Dataset section>
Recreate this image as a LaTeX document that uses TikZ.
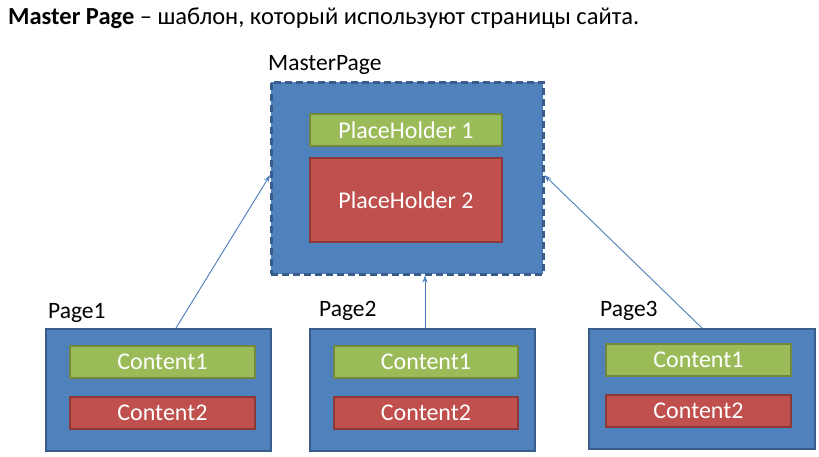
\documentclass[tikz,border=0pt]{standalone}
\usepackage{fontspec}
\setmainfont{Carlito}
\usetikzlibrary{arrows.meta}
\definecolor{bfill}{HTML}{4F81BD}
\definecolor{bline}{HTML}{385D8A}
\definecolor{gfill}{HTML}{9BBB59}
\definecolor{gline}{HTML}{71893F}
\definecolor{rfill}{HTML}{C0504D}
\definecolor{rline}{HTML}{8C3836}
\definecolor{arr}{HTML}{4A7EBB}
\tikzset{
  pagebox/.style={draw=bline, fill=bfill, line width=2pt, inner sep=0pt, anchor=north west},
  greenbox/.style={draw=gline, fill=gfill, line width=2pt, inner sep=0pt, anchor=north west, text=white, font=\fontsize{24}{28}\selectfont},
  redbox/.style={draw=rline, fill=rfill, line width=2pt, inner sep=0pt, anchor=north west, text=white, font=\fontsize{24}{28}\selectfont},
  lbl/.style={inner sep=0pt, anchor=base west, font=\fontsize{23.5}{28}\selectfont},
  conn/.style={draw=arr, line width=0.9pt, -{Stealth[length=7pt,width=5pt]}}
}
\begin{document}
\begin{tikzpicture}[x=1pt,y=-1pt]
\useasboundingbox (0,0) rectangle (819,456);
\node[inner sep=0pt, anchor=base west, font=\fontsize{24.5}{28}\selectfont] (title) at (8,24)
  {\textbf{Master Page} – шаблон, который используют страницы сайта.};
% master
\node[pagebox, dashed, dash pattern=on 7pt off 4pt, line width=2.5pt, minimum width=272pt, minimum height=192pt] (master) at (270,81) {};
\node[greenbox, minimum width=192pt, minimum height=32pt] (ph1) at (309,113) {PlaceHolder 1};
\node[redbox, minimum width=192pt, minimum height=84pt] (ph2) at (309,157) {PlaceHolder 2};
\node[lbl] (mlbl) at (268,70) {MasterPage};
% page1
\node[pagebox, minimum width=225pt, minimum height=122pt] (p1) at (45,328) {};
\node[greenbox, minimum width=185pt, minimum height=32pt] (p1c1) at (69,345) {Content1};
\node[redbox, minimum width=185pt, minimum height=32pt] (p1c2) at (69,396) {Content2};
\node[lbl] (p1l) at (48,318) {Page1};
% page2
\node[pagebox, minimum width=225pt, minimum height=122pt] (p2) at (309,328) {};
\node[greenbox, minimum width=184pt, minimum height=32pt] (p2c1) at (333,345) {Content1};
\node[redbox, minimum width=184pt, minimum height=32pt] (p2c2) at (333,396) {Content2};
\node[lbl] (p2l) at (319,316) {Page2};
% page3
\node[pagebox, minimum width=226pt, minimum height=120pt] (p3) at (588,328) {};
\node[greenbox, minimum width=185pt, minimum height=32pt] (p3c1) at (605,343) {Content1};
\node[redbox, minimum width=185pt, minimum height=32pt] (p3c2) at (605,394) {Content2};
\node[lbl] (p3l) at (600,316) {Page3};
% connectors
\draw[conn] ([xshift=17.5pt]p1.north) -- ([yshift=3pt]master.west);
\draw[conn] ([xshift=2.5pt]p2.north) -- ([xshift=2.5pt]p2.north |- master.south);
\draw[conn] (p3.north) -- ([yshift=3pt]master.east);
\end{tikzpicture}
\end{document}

Written instruction>
Write out the listing word for word, omitting the pictures it holds.

Answer below>
Recreate this image as a LaTeX document that uses TikZ.
\documentclass[tikz,border=0pt]{standalone}
\usepackage{fontspec}
\setmainfont{Carlito}
\usetikzlibrary{arrows.meta}
\definecolor{bfill}{HTML}{4F81BD}
\definecolor{bline}{HTML}{385D8A}
\definecolor{gfill}{HTML}{9BBB59}
\definecolor{gline}{HTML}{71893F}
\definecolor{rfill}{HTML}{C0504D}
\definecolor{rline}{HTML}{8C3836}
\definecolor{arr}{HTML}{4A7EBB}
\tikzset{
  pagebox/.style={draw=bline, fill=bfill, line width=2pt, inner sep=0pt, anchor=north west},
  greenbox/.style={draw=gline, fill=gfill, line width=2pt, inner sep=0pt, anchor=north west, text=white, font=\fontsize{24}{28}\selectfont},
  redbox/.style={draw=rline, fill=rfill, line width=2pt, inner sep=0pt, anchor=north west, text=white, font=\fontsize{24}{28}\selectfont},
  lbl/.style={inner sep=0pt, anchor=base west, font=\fontsize{23.5}{28}\selectfont},
  conn/.style={draw=arr, line width=0.9pt, -{Stealth[length=7pt,width=5pt]}}
}
\begin{document}
\begin{tikzpicture}[x=1pt,y=-1pt]
\useasboundingbox (0,0) rectangle (819,456);
\node[inner sep=0pt, anchor=base west, font=\fontsize{24.5}{28}\selectfont] (title) at (8,24)
  {\textbf{Master Page} – шаблон, который используют страницы сайта.};
% master
\node[pagebox, dashed, dash pattern=on 7pt off 4pt, line width=2.5pt, minimum width=272pt, minimum height=192pt] (master) at (270,81) {};
\node[greenbox, minimum width=192pt, minimum height=32pt] (ph1) at (309,113) {PlaceHolder 1};
\node[redbox, minimum width=192pt, minimum height=84pt] (ph2) at (309,157) {PlaceHolder 2};
\node[lbl] (mlbl) at (268,70) {MasterPage};
% page1
\node[pagebox, minimum width=225pt, minimum height=122pt] (p1) at (45,328) {};
\node[greenbox, minimum width=185pt, minimum height=32pt] (p1c1) at (69,345) {Content1};
\node[redbox, minimum width=185pt, minimum height=32pt] (p1c2) at (69,396) {Content2};
\node[lbl] (p1l) at (48,318) {Page1};
% page2
\node[pagebox, minimum width=225pt, minimum height=122pt] (p2) at (309,328) {};
\node[greenbox, minimum width=184pt, minimum height=32pt] (p2c1) at (333,345) {Content1};
\node[redbox, minimum width=184pt, minimum height=32pt] (p2c2) at (333,396) {Content2};
\node[lbl] (p2l) at (319,316) {Page2};
% page3
\node[pagebox, minimum width=226pt, minimum height=120pt] (p3) at (588,328) {};
\node[greenbox, minimum width=185pt, minimum height=32pt] (p3c1) at (605,343) {Content1};
\node[redbox, minimum width=185pt, minimum height=32pt] (p3c2) at (605,394) {Content2};
\node[lbl] (p3l) at (600,316) {Page3};
% connectors
\draw[conn] ([xshift=17.5pt]p1.north) -- ([yshift=3pt]master.west);
\draw[conn] ([xshift=2.5pt]p2.north) -- ([xshift=2.5pt]p2.north |- master.south);
\draw[conn] (p3.north) -- ([yshift=3pt]master.east);
\end{tikzpicture}
\end{document}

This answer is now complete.